Necati Yurt, who survived the attack, said that when he saw the allegations in the media he started to think that they were used as “bait.” “If those claims are true, they used us like bait,” he said. Yurt, who is from Adana, also said they were told about the Gediktepe attack -- a separate Kurdistan Workers’ Party (PKK) attack in the Gediktepe region of Şemdinli, Hakkari, where 10 soldiers died -- one or two days before the assault, and that they knew the attack would take place between 2 a.m. and 4 a.m. on July 19.
Following the soldiers’ clash with the terrorists, they should have received reinforcements from helicopters, but they were unable to provide their geographic coordinates because their supervisor, the only one who knew their coordinates, had been wounded.
Yurt believes the outlawed PKK attacked in retaliation for the bombardment of their Hakurk camps by Turkish jets two weeks prior to the Hantepe attack.
According to media reports, commanders at the Hantepe outpost were informed of the PKK threat in the region based on Heron intelligence.

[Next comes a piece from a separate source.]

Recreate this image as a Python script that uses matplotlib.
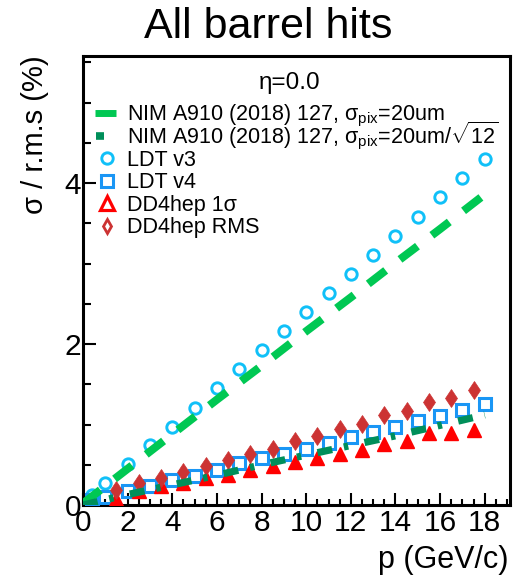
import matplotlib
matplotlib.use("Agg")
import matplotlib.pyplot as plt
from matplotlib.lines import Line2D
from matplotlib.ticker import MultipleLocator

plt.rcParams['font.family'] = ['Liberation Sans', 'DejaVu Sans']
plt.rcParams['mathtext.fontset'] = 'custom'
plt.rcParams['mathtext.rm'] = 'Liberation Sans'
plt.rcParams['mathtext.it'] = 'Liberation Sans:italic'
plt.rcParams['lines.scale_dashes'] = False

# data
p_v3 = [0.4, 1, 2, 3, 4, 5, 6, 7, 8, 9, 10, 11, 12, 13, 14, 15, 16, 17, 18]
ldt_v3 = [0.12, 0.27, 0.51, 0.74, 0.97, 1.20, 1.45, 1.69, 1.93, 2.16, 2.40,
          2.63, 2.87, 3.11, 3.34, 3.58, 3.83, 4.06, 4.30]
p_v4 = [0.4, 1, 2, 3, 4, 5, 6, 7, 8, 9, 10, 11, 12, 13, 14, 15, 16, 17, 18]
ldt_v4 = [0.06, 0.10, 0.17, 0.23, 0.31, 0.36, 0.43, 0.52, 0.58, 0.64, 0.70,
          0.77, 0.84, 0.91, 0.97, 1.05, 1.11, 1.18, 1.25]
p_dd = [1.5, 2.5, 3.5, 4.5, 5.5, 6.5, 7.5, 8.5, 9.5, 10.5, 11.5, 12.5, 13.5,
        14.5, 15.5, 16.5, 17.5]
dd_1sig = [0.08, 0.17, 0.23, 0.27, 0.33, 0.37, 0.43, 0.48, 0.53, 0.58, 0.63,
           0.68, 0.76, 0.80, 0.89, 0.89, 0.93]
dd_rms = [0.19, 0.27, 0.34, 0.41, 0.48, 0.56, 0.63, 0.70, 0.79, 0.86, 0.95,
          1.01, 1.12, 1.17, 1.28, 1.33, 1.43]
p_nim = [0, 2, 4, 6, 8, 10, 12, 14, 16, 18]
nim_20 = [0.02, 0.45, 0.88, 1.31, 1.73, 2.16, 2.58, 3.01, 3.43, 3.86]
nim_20s12 = [0.0, 0.13, 0.25, 0.37, 0.50, 0.62, 0.74, 0.86, 0.99, 1.12]

labels = ["NIM A910 (2018) 127, σ$_{\\rm pix}$=20um",
          "NIM A910 (2018) 127, σ$_{\\rm pix}$=20um/$\\sqrt{12}$",
          "LDT v3", "LDT v4", "DD4hep 1σ", "DD4hep RMS"]

c_light = '#00c853'
c_dark = '#008f5a'
c_v3 = '#10c0f8'
c_v4 = '#1a96f5'
c_tri = '#ff0000'
c_dia = '#cc3333'

W, H = 513, 577
fig = plt.figure(figsize=(W/100, H/100), dpi=100)
ax = fig.add_axes([83/W, 1-505/H, 427/W, 449/H])

ax.plot(p_v3, ldt_v3, ls='none', marker='o', ms=8.2, mfc='none', mec=c_v3, mew=2.1, zorder=3)
ax.plot(p_v4, ldt_v4, ls='none', marker='s', ms=8.2, mfc='none', mec=c_v4, mew=2.2, zorder=3)
ax.plot(p_dd, dd_1sig, ls='none', marker='^', ms=10.5, mfc=c_tri, mec=c_tri, mew=1, zorder=4)
ax.plot(p_dd, dd_rms, ls='none', marker='d', ms=9.5, mfc=c_dia, mec=c_dia, mew=0.5, zorder=4)
ax.plot(p_nim, nim_20, color=c_light, lw=5.8, dashes=(15.8, 13), zorder=5)
ax.plot(p_nim, nim_20s12, color=c_dark, lw=5.2, dashes=(10.8, 8.6, 3.2, 12), zorder=5)

ax.set_xlim(0, 19.13)
ax.set_ylim(0, 5.58)
ax.xaxis.set_major_locator(MultipleLocator(2))
ax.xaxis.set_minor_locator(MultipleLocator(0.5))
ax.yaxis.set_major_locator(MultipleLocator(2))
ax.yaxis.set_minor_locator(MultipleLocator(0.5))
ax.tick_params(axis='both', which='both', direction='in', width=1.5, labelsize=21.5,
               top=False, right=False)
ax.tick_params(axis='x', which='major', length=8.6, pad=3)
ax.tick_params(axis='x', which='minor', length=4.3)
ax.tick_params(axis='y', which='major', length=9.4, pad=1.5)
ax.tick_params(axis='y', which='minor', length=5.8)
for s in ax.spines.values():
    s.set_linewidth(2.2)

# legend, drawn by hand so the rows stay evenly spaced
styles = [
    dict(color=c_light, lw=5, solid_capstyle='butt'),
    dict(color=c_dark, lw=5.5, solid_capstyle='butt'),
    dict(ls='none', marker='o', ms=8.2, mfc='none', mec=c_v3, mew=2.1),
    dict(ls='none', marker='s', ms=8.2, mfc='none', mec=c_v4, mew=2.2),
    dict(ls='none', marker='^', ms=9.5, mfc='none', mec=c_tri, mew=2.3),
    dict(ls='none', marker='d', ms=7.5, mfc='none', mec=c_dia, mew=2.0),
]
spans = [(95, 116), (96, 104), None, None, None, None]
for i, (lab, st) in enumerate(zip(labels, styles)):
    yc = 113 + 22.5 * i
    if spans[i] is None:
        xs = [107/W]
    else:
        xs = [spans[i][0]/W, spans[i][1]/W]
    fig.add_artist(Line2D(xs, [1-yc/H]*len(xs), transform=fig.transFigure, **st))
    fig.text(127/W, 1-(yc+7.5)/H, lab, ha='left', va='baseline', fontsize=15.5)

fig.text(290/W, 1-89/H, "η=0.0", ha='center', va='baseline', fontsize=17.5)
fig.text(268/W, 1-38/H, "All barrel hits", ha='center', va='baseline', fontsize=31)
fig.text(508/W, 1-568/H, "p (GeV/c)", ha='right', va='baseline', fontsize=22)
fig.text(35/W, 1-55/H, "σ / r.m.s (%)", rotation=90, ha='center', va='top', fontsize=21)

fig.savefig("out.png", dpi=100)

But the commanders responded: “There is no problem. Everything is under control.”
Both the police and military intelligence warned authorities of the possibility of an attack approximately 10 days before it occurred. The Security General Directorate notified the relevant authorities on July 8 of intelligence indicating that a group of 60 terrorists was going to carry out an attack along the border on a military outpost in Çukurca.

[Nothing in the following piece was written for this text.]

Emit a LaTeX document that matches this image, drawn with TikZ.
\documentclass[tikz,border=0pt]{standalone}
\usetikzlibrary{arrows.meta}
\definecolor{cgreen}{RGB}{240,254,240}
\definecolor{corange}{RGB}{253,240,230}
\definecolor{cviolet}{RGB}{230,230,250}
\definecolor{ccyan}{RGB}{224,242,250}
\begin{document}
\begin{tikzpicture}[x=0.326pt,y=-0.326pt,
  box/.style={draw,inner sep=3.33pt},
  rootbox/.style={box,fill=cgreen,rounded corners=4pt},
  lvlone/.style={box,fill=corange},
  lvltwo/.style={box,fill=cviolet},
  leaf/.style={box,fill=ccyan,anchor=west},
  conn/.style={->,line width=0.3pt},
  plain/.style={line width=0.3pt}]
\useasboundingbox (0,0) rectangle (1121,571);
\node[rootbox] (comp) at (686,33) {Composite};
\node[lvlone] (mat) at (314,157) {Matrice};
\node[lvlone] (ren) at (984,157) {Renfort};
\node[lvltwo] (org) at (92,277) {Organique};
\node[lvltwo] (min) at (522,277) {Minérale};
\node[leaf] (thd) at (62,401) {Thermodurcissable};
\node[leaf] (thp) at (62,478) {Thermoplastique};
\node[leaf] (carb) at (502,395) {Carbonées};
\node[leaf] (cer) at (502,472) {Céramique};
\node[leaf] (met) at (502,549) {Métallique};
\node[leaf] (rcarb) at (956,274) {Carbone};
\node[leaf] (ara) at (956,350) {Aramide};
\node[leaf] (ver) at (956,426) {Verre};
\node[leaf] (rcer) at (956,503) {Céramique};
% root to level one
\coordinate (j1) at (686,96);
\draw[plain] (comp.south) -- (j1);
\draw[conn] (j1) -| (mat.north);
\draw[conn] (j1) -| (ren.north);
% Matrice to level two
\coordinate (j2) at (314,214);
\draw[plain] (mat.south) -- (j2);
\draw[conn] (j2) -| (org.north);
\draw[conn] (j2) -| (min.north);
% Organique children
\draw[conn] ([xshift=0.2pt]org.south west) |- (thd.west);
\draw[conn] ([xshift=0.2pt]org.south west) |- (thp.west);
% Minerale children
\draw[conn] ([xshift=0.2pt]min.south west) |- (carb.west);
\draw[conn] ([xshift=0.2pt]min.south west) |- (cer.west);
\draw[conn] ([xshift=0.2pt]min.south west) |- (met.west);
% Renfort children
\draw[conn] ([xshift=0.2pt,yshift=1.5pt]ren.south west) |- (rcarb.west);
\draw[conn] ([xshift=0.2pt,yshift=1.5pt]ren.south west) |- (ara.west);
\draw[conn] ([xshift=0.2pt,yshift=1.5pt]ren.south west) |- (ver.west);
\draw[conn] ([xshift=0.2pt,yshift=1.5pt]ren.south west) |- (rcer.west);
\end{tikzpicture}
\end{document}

The families of slain soldier Hakan Yutkun and wounded soldier Necati Yurt still expect an explanation from the General Staff about recent claims related to the attack on the Hantepe outpost.
Even though the military units deployed in Hantepe were equipped with high-tech equipment, it was not used. The soldiers were unable to monitor movement because their thermal cameras were not working. Sensors that detect individuals approaching the outpost were not used and trip flares, which illuminate an area of close to 600 meters, did not go off. The unit that came under attack did not use flares.
Pvt. Yusuf Kılıç, who also survived the attack, said he was face-to-face with the terrorists. “Clashes started at around 1:30 a.m. and they lasted until the morning. I was wounded at around 5 a.m. We did not know that terrorists would attack,” he explained.
His father, Celal Kılıç, said they would follow up on the situation because they doubt that their son was protected. In addition, Kılıç’s brother, Bilal Kılıç, said they would talk with lawyers about filing a lawsuit.
Another source told Today’s Zaman that the event exhibited gross negligence in the military’s delivery of assistance, which took four hours to arrive from a post which is only 15 minutes from Hantepe. “I can’t understand why nobody did anything despite the images from the Herons,” he said, referring to Defense Minister Vecdi Gönül’s words that the images do not belong to Hantepe. However, the source, who did not want to be identified, said he was there when the images were taken by the Herons.
Gülfiye Yutkun, whose son Hakan Yutkun died in the attack, said they are disappointed by the silence of the authorities. The military has recently come under fire from all segments of society for its total silence on the issue. According to some claims, security units, including the General Staff headquarters, watched the attack live through surveillance provided by Herons, but did not send any additional firepower to the scene of the attack to help the wounded soldiers. The failure to respond quickly with helicopters and warplanes led to the deaths of more soldiers. By the time help arrived, the terrorists had already left the scene of the conflict and returned to their base in northern Iraq.
Suspicion surrounds Gen. Gürbüz Kaya, the Hakkari division commander. Observers believe the general should be questioned about his failure to take the necessary precautions to protect soldiers from PKK terrorists. The general came under fire last year over his remarks regarding the deaths of seven soldiers in Çukurca due to a land mine blast on May 27.
“It is not important at all. We are fighting at the cost of our lives. A few simple mistakes can be made,” he was quoted as saying in a voice recording. Kaya’s remarks sparked outrage, with many asking military courts to take action against the general for negligence in the conduct of his duty as a military officer.
He was back in the press in late June after nine soldiers were killed by PKK terrorists in Şemdinli. He said security cameras had captured images of individuals approaching the Şemdinli border unit, but that at the time they believed they were either shepherds or smugglers.